Truman

It was 1976. Just a half dozen years old,  already The UND Writers Conference was a well-established and highly-regarded cultural event. But conference founder John Little had outdone himself that year, booking two of the country’s best-known authors, Tom Wolf and Truman Capote. Wolf, ever the clothes horse, opened the week-long conference with a reading of his works wearing a blazing yellow three-piece suit, I remember. Mr. Capote closed it wearing black on black. (There must have been a metaphor in there somewhere.)

I was just a year into a very long reporting stint at WDAZ. I very badly wanted an interview with Truman Capote who became world-famous with the publication of his “non-fiction novel” In Cold Blood.

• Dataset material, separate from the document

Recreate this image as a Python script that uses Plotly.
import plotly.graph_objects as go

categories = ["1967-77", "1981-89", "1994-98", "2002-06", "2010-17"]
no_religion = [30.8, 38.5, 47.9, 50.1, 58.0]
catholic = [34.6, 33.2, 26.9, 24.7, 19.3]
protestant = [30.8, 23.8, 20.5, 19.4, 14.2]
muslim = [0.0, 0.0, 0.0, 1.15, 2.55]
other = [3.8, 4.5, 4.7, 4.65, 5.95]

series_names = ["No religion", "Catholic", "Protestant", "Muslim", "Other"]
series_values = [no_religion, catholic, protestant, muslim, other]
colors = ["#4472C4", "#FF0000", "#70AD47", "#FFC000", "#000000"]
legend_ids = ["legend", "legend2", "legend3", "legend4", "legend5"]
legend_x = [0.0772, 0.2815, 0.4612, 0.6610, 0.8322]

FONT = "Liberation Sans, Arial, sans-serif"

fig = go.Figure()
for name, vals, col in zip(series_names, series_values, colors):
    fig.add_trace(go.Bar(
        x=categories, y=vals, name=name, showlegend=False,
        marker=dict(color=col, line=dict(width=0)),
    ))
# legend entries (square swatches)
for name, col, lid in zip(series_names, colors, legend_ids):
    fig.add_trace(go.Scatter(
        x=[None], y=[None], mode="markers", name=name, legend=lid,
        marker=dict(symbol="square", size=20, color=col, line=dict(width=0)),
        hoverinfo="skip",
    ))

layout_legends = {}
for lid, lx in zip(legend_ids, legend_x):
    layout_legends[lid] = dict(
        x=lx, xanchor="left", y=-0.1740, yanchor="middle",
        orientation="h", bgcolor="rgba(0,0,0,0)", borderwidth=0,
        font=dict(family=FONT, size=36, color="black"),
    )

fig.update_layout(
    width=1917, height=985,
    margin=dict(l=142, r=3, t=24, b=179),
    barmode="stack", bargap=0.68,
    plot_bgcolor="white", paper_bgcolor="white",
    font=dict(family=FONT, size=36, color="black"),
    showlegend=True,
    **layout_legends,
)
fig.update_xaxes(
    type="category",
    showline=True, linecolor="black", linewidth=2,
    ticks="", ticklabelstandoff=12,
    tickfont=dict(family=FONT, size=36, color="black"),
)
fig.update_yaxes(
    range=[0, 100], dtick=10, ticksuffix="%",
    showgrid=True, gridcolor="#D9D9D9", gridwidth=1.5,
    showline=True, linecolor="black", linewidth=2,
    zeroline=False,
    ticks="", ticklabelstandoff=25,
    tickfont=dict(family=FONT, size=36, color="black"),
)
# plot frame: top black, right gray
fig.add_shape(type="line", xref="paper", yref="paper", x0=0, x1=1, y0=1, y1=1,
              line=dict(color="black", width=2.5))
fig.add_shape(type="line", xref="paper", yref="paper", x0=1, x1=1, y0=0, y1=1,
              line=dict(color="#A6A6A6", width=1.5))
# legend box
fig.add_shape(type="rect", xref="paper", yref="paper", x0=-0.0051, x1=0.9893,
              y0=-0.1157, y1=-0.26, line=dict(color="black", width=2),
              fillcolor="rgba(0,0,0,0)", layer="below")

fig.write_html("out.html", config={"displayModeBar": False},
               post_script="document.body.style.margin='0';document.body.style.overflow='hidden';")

But like a lot of others, I was scared to death of the “tiny terror” as he was known.

I believe we caught him somewhat off guard sticking a camera and microphone in his face just before a panel discussion he was a part of in the UND ballroom. The smell of liquor was on his breath. It was just after noon.

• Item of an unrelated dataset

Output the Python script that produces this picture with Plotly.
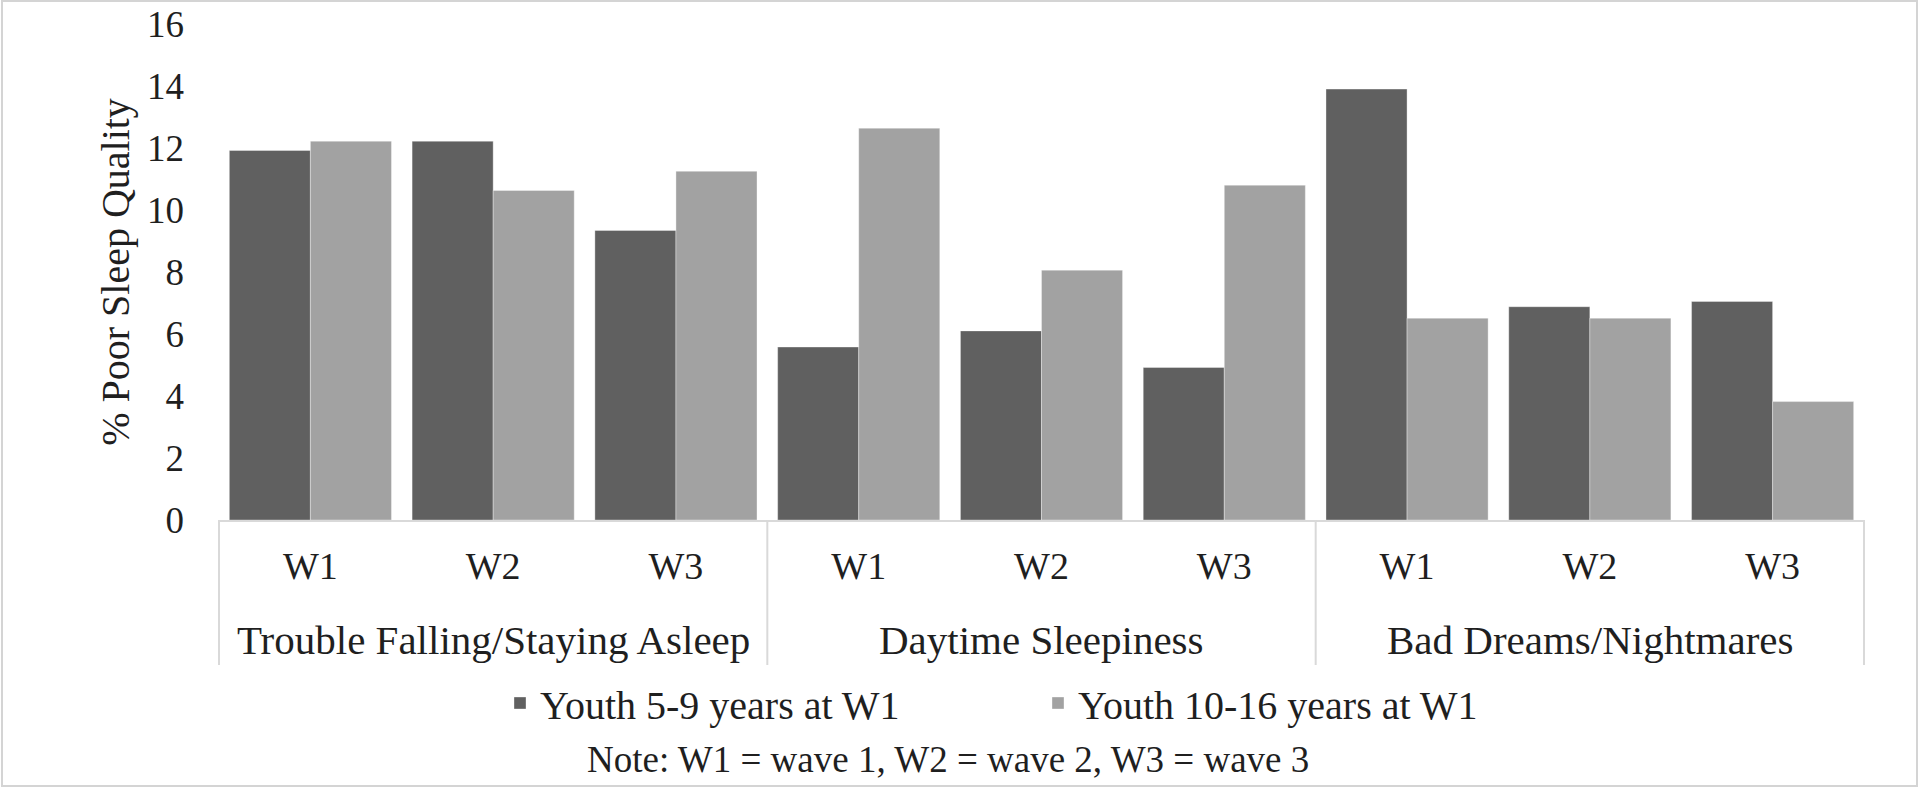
import plotly.graph_objects as go

groups = ["Trouble Falling/Staying Asleep", "Daytime Sleepiness", "Bad Dreams/Nightmares"]
waves = ["W1", "W2", "W3"]
series_names = ["Youth 5-9 years at W1", "Youth 10-16 years at W1"]
young = [11.92, 12.22, 9.34, 5.58, 6.10, 4.92, 13.90, 6.88, 7.05]
old = [12.22, 10.63, 11.25, 12.64, 8.06, 10.80, 6.51, 6.51, 3.82]
colors = ["#606060", "#a2a2a2"]
y_ticks = [0, 2, 4, 6, 8, 10, 12, 14, 16]
y_title = "% Poor Sleep Quality"
note = "Note: W1 = wave 1, W2 = wave 2, W3 = wave 3"

cats = [f"{g}|{w}" for g in groups for w in waves]
tick_text = [w for g in groups for w in waves]

W, H = 1920, 788
ml, mr, mt, mb = 218, 55, 24, 268
pw, ph = W - ml - mr, H - mt - mb

def py(pix):
    return (H - mb - pix) / ph

def px(pix):
    return (pix - ml) / pw

SERIF = "Liberation Serif"
TXT = "#1f1f1f"

fig = go.Figure()
for name, vals, c in zip(series_names, [young, old], colors):
    fig.add_trace(go.Bar(
        x=cats, y=vals, name=name,
        marker=dict(color=c, line=dict(color="rgba(255,255,255,0.35)", width=1)),
    ))

shapes = []
n_w = len(waves)
for i in range(len(groups) + 1):
    shapes.append(dict(type="line", xref="x", yref="paper",
                       x0=i * n_w - 0.5, x1=i * n_w - 0.5, y0=0, y1=py(665),
                       line=dict(color="#d9d9d9", width=2)))
shapes.append(dict(type="rect", xref="paper", yref="paper",
                   x0=px(2), x1=px(1917), y0=py(786), y1=py(1),
                   line=dict(color="#d4d4d4", width=2), fillcolor="rgba(0,0,0,0)", layer="below"))

annotations = []
for g in groups:
    annotations.append(dict(text=g, xref="x", yref="paper", x=f"{g}|{waves[1]}", y=py(640),
                            xanchor="center", yanchor="middle", showarrow=False,
                            font=dict(family=SERIF, size=41, color=TXT)))
annotations.append(dict(text=note, xref="paper", yref="paper", x=px(948), y=py(759),
                        xanchor="center", yanchor="middle", showarrow=False,
                        font=dict(family=SERIF, size=37, color=TXT)))

fig.update_layout(
    width=W, height=H,
    margin=dict(l=ml, r=mr, t=mt, b=mb, autoexpand=False),
    paper_bgcolor="white", plot_bgcolor="white",
    barmode="group", bargap=0.113, bargroupgap=0,
    showlegend=True,
    legend=dict(orientation="h", x=px(500), xanchor="left", y=py(703), yanchor="middle",
                font=dict(family=SERIF, size=40, color=TXT),
                entrywidth=493, entrywidthmode="pixels", bgcolor="rgba(0,0,0,0)"),
    shapes=shapes, annotations=annotations,
    xaxis=dict(type="category", tickvals=cats, ticktext=tick_text,
               showline=True, linecolor="#d9d9d9", linewidth=2,
               showgrid=False, zeroline=False, ticks="",
               ticklabelstandoff=11,
               tickfont=dict(family=SERIF, size=38, color=TXT)),
    yaxis=dict(range=[0, 16], tickvals=y_ticks, showgrid=False, zeroline=False,
               showline=False, ticks="", ticklabelstandoff=33,
               tickfont=dict(family=SERIF, size=37, color=TXT),
               title=dict(text=y_title, standoff=5,
                          font=dict(family=SERIF, size=40, color=TXT))),
)

fig.write_html("out.html", config={"displayModeBar": False},
               post_script="document.body.style.margin='0';document.body.style.overflow='hidden';")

Interestingly, he had just come from the set of the movie Murder by Death in which he played the train-loving Lionel Twain (get it?), a murderous host to a gang of literary dinner party guests. Interesting because he had recently, and famously said, “The better the actor, the more stupid he is.”

Now he was an actor. I asked him about that. Because of the enormous amount of time, money and effort that goes into making movies, he told me he thought “the whole thing is stupid.” Later that year, Murder by Death turned out to be highly entertaining, in no small part because of Mr. Capote. Netflix it.

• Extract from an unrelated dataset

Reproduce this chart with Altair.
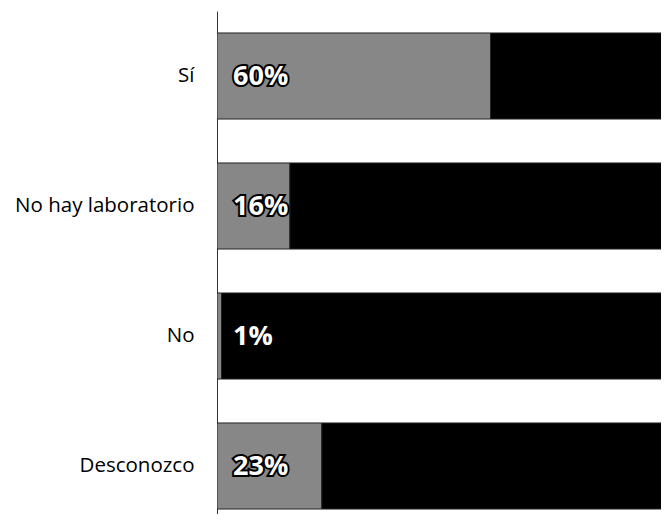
import altair as alt
import pandas as pd

categories = ["Sí", "No hay laboratorio", "No", "Desconozco"]
values = [60, 16, 1, 23]
total = 100

rows = []
for c, v in zip(categories, values):
    rows.append({"cat": c, "start": 0, "end": v, "part": "valor"})
    rows.append({"cat": c, "start": v, "end": total, "part": "resto"})
df = pd.DataFrame(rows)
lab = pd.DataFrame({"cat": categories, "label": [f"{v}%" for v in values], "pos": [0] * len(values)})

yscale = alt.Scale(domain=categories, range=[0, 520], paddingInner=0.338, paddingOuter=0.169)
xscale = alt.Scale(domain=[0, 97.4], nice=False, zero=True)

y_enc = alt.Y("cat:N", scale=yscale, sort=categories,
              axis=alt.Axis(title=None, ticks=False, labelPadding=23, labelFontSize=20.5,
                            labelFont="Open Sans", labelColor="#000000", domainColor="#333333",
                            domainWidth=1, labelLimit=300, grid=False))

bars = alt.Chart(df).mark_bar(clip=True, stroke="#222222", strokeWidth=1).encode(
    y=y_enc,
    x=alt.X("start:Q", scale=xscale, axis=None),
    x2="end:Q",
    color=alt.Color("part:N", scale=alt.Scale(domain=["valor", "resto"], range=["#878787", "#000000"]), legend=None),
)

txt_outline = alt.Chart(lab).mark_text(align="left", baseline="middle", dx=16, dy=1, fontSize=27,
                                       fontWeight="bold", font="Open Sans", color="#000000",
                                       stroke="#000000", strokeWidth=4).encode(
    y=alt.Y("cat:N", scale=yscale, sort=categories),
    x=alt.X("pos:Q", scale=xscale),
    text="label:N",
)
txt = alt.Chart(lab).mark_text(align="left", baseline="middle", dx=16, dy=1, fontSize=27,
                               fontWeight="bold", font="Open Sans", color="#ffffff").encode(
    y=alt.Y("cat:N", scale=yscale, sort=categories),
    x=alt.X("pos:Q", scale=xscale),
    text="label:N",
)

chart = alt.layer(bars, txt_outline, txt).properties(
    width=444, height=503,
    autosize=alt.AutoSizeParams(type="none"),
    padding={"left": 209, "top": 3, "right": 0, "bottom": 0},
).configure_view(stroke=None)

chart.save("out.html", embed_options={"renderer": "svg", "actions": False})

Later in the day I (vaguely) remember someone called WDAZ asking if the station had any amber gels. In the theatre, amber lighting is very flattering. Conference organizers were scrambling at the last minute to fulfil Mr. Capote’s contract which included the use of amber gels. Apparently, Burtness Theatre and the Chester Fritz Auditorium were fresh out. As I recall, some were located and rushed from Fargo.

At any rate, Truman Capote put on a killer show that night under amber lighting. People who were there, myself included, have used words like mesmerizing ever since to describe it. There was just something about him. His reading that night included “A Christmas Memory,” then as now, one of my favorite stories.

Joel Vig was also in the audience that night. The Grand Forks native and UND student would go on to become a professional actor whose career has included working with a slew of famous actors and directors. He would create several characters as a member of the original Broadway cast of Hairspray.

Inspired by meeting Mr. Capote and his reading that Friday night, Joel would create a one-man show called “Truman Talks Tennessee.” He’ll be performing the show in Grand Forks next month along with a dramatic reading of A Christmas Memory.”

You can see “A Christmas Memory” October 7 & 8 at 7 pm at the Fire Hall Theatre and “Truman Talks Tennessee” at Central High auditorium in Grand Forks October 9 at 2 pm. Tickets are available at 701-777-4090.

I’ve got a feeling this is going to be good. I’m not usually wrong about this sort of thing.

 

3 Responses

  1. James McKenzie

    Nice blast from the past, How well I remember all of it, Terry, including Joel Vig. He will likely be very good at that gig. You might be interested to know that I published an account of all of that in CONFRONTATION (out of Long Island U) in its summe1978 issue. It is called “in Cold Print” and would be an interesting read if you can find it. It is not on the net. The Fritz? Interlibrary loan? And if you can find Ted Quaday, ask him about Tom Wolfe and the keys to his (Ted’s) Beetle one day that week. Carry on, as I try to do here in Saint Paul.